▶ SHORT EXERCISE
In the listing below, find every line containing "that" and copy it out.

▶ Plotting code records
# # # # #
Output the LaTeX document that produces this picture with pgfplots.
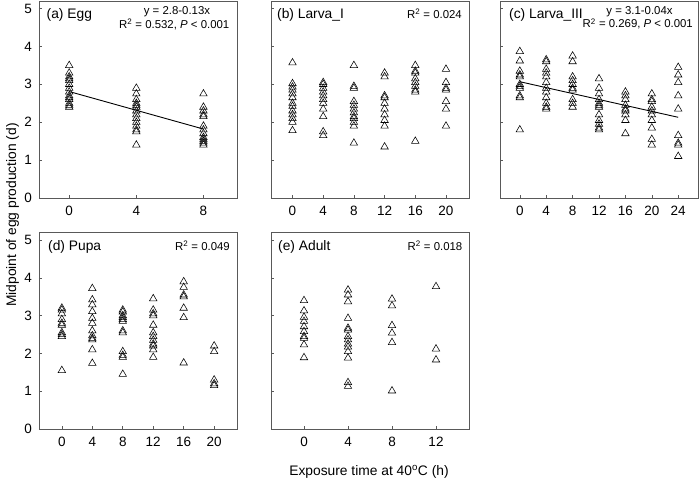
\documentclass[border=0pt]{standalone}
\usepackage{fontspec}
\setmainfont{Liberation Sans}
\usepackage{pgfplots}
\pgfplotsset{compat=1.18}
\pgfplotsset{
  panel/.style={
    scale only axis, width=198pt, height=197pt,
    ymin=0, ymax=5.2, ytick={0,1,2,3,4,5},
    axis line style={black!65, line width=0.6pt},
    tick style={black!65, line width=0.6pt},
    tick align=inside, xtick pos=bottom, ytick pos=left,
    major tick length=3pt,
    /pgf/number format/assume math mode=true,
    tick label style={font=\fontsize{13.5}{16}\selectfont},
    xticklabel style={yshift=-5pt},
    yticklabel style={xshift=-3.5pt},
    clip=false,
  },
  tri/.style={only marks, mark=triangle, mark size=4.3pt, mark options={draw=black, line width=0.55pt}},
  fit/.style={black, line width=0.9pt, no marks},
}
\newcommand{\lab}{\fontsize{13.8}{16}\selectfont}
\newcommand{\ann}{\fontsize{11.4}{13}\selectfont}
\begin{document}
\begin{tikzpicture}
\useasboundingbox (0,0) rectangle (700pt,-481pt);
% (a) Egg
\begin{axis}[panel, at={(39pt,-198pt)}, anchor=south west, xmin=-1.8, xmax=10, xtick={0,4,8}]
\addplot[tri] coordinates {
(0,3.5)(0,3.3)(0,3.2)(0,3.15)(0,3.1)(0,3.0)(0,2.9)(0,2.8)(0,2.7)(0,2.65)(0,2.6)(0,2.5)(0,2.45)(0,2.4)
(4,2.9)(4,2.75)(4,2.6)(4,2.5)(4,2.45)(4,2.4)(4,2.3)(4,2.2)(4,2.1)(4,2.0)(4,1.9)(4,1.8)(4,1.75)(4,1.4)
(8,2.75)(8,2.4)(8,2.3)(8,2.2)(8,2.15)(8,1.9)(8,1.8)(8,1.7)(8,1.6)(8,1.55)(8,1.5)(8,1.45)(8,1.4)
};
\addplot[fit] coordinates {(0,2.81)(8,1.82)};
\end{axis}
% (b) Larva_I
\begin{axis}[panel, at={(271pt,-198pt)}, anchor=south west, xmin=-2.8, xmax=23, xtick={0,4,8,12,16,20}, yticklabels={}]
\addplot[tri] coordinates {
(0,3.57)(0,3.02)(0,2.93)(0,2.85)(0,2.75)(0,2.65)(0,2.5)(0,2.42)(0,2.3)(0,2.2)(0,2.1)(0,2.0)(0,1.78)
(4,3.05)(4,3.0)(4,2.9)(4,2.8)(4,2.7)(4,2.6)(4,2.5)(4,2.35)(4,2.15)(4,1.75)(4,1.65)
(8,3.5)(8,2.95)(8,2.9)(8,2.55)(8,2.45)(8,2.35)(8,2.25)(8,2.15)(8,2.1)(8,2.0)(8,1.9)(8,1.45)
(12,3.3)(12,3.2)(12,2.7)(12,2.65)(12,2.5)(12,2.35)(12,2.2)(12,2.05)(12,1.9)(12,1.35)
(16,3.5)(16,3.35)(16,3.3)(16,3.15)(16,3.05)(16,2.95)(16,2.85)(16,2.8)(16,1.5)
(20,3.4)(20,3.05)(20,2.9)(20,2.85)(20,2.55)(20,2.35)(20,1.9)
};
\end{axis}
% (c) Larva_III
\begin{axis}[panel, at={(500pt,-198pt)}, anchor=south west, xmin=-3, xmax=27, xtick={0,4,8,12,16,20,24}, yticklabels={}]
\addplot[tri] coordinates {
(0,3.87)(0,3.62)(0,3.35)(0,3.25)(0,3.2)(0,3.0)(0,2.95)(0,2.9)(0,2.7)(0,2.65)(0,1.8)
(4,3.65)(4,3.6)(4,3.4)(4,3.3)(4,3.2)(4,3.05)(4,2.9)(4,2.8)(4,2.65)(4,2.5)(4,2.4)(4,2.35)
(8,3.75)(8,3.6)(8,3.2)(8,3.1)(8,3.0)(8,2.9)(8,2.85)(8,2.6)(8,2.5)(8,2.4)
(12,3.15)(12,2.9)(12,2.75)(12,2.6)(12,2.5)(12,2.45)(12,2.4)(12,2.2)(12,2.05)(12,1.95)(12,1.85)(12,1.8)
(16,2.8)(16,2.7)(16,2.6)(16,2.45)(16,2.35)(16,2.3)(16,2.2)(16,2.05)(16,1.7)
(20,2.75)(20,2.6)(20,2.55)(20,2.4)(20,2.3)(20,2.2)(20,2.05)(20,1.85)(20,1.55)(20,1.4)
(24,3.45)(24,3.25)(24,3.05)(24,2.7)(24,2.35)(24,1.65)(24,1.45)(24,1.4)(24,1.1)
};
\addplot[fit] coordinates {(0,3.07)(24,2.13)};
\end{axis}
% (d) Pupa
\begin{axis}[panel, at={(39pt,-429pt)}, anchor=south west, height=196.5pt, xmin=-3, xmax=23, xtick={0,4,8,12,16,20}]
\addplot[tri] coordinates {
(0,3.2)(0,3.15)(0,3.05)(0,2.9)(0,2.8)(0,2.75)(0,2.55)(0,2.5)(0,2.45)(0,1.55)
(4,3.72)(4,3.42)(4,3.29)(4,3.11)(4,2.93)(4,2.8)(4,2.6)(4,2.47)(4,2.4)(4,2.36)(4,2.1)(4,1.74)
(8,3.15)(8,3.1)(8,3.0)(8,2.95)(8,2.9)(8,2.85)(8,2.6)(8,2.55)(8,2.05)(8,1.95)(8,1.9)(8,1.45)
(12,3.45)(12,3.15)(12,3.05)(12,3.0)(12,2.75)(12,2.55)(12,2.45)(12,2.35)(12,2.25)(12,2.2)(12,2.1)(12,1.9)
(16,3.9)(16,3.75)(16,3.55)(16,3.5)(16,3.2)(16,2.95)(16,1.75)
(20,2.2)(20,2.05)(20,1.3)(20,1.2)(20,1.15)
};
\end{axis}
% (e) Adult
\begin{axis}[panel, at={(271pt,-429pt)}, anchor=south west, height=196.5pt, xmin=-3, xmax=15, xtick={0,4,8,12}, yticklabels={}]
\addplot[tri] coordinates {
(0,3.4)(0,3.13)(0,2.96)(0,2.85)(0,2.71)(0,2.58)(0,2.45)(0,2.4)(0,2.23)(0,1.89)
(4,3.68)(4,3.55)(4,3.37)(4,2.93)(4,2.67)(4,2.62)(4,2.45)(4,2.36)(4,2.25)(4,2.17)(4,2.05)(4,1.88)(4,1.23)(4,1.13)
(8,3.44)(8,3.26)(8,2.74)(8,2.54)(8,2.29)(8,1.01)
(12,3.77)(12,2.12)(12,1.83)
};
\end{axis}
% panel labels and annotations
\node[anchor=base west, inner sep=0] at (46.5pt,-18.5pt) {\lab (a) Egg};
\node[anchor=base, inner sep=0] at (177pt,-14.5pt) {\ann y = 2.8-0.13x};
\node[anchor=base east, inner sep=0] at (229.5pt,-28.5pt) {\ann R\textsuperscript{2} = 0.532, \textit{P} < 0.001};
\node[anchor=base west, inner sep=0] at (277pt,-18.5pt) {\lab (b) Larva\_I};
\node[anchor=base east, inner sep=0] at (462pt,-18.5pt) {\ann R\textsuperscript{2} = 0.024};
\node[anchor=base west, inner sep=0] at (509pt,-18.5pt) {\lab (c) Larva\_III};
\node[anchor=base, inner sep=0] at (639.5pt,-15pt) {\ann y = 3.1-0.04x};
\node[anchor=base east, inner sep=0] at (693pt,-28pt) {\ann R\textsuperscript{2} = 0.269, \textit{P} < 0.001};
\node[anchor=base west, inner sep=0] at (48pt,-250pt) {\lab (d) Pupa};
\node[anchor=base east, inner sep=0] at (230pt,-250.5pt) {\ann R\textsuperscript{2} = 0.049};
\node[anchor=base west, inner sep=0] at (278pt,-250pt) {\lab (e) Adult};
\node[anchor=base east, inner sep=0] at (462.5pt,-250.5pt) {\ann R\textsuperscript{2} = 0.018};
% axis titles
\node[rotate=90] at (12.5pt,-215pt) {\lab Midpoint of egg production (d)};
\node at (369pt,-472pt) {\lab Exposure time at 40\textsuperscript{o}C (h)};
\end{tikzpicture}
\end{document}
# # # # #
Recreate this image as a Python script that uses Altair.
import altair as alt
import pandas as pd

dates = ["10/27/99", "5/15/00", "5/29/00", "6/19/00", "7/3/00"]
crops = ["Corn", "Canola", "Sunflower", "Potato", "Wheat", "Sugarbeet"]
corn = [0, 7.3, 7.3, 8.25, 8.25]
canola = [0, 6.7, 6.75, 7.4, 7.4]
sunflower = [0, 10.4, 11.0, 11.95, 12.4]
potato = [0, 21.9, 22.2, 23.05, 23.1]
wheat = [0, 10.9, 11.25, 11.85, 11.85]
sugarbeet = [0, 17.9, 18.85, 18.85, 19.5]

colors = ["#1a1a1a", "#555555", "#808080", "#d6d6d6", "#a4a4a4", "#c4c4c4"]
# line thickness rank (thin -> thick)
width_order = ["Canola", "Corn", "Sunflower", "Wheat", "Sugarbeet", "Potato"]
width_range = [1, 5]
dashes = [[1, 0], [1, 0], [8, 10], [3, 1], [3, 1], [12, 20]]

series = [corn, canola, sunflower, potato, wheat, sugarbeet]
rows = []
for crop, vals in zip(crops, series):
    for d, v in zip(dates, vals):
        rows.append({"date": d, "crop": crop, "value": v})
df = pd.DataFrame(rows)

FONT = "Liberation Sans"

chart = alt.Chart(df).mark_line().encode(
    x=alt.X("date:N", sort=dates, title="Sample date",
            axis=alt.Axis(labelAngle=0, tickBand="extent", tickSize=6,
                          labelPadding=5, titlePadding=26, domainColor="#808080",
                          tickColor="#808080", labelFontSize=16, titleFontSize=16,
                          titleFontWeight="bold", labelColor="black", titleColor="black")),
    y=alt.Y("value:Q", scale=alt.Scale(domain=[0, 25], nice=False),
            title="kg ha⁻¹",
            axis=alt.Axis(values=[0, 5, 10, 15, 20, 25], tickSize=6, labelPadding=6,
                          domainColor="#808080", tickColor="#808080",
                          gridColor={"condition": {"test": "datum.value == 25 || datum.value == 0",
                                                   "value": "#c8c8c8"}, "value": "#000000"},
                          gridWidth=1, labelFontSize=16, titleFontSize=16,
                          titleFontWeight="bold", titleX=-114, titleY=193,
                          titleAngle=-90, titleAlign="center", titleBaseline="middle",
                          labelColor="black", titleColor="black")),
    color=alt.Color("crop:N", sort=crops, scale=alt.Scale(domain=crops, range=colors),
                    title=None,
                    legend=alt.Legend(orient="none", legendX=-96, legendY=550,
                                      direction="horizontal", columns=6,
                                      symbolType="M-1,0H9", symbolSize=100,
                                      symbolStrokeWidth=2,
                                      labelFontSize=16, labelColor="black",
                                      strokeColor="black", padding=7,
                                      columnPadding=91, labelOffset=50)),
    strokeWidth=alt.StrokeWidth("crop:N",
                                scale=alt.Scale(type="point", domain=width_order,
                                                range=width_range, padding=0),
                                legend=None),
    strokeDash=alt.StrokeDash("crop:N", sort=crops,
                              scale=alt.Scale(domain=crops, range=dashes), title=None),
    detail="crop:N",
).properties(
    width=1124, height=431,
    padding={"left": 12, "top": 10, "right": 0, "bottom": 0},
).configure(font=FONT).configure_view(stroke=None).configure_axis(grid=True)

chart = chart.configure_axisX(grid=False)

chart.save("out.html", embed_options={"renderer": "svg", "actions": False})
# # # # #
▶ RESULT
Output the LaTeX document that produces this picture with pgfplots.
Recreate this image as a Python script that uses Altair.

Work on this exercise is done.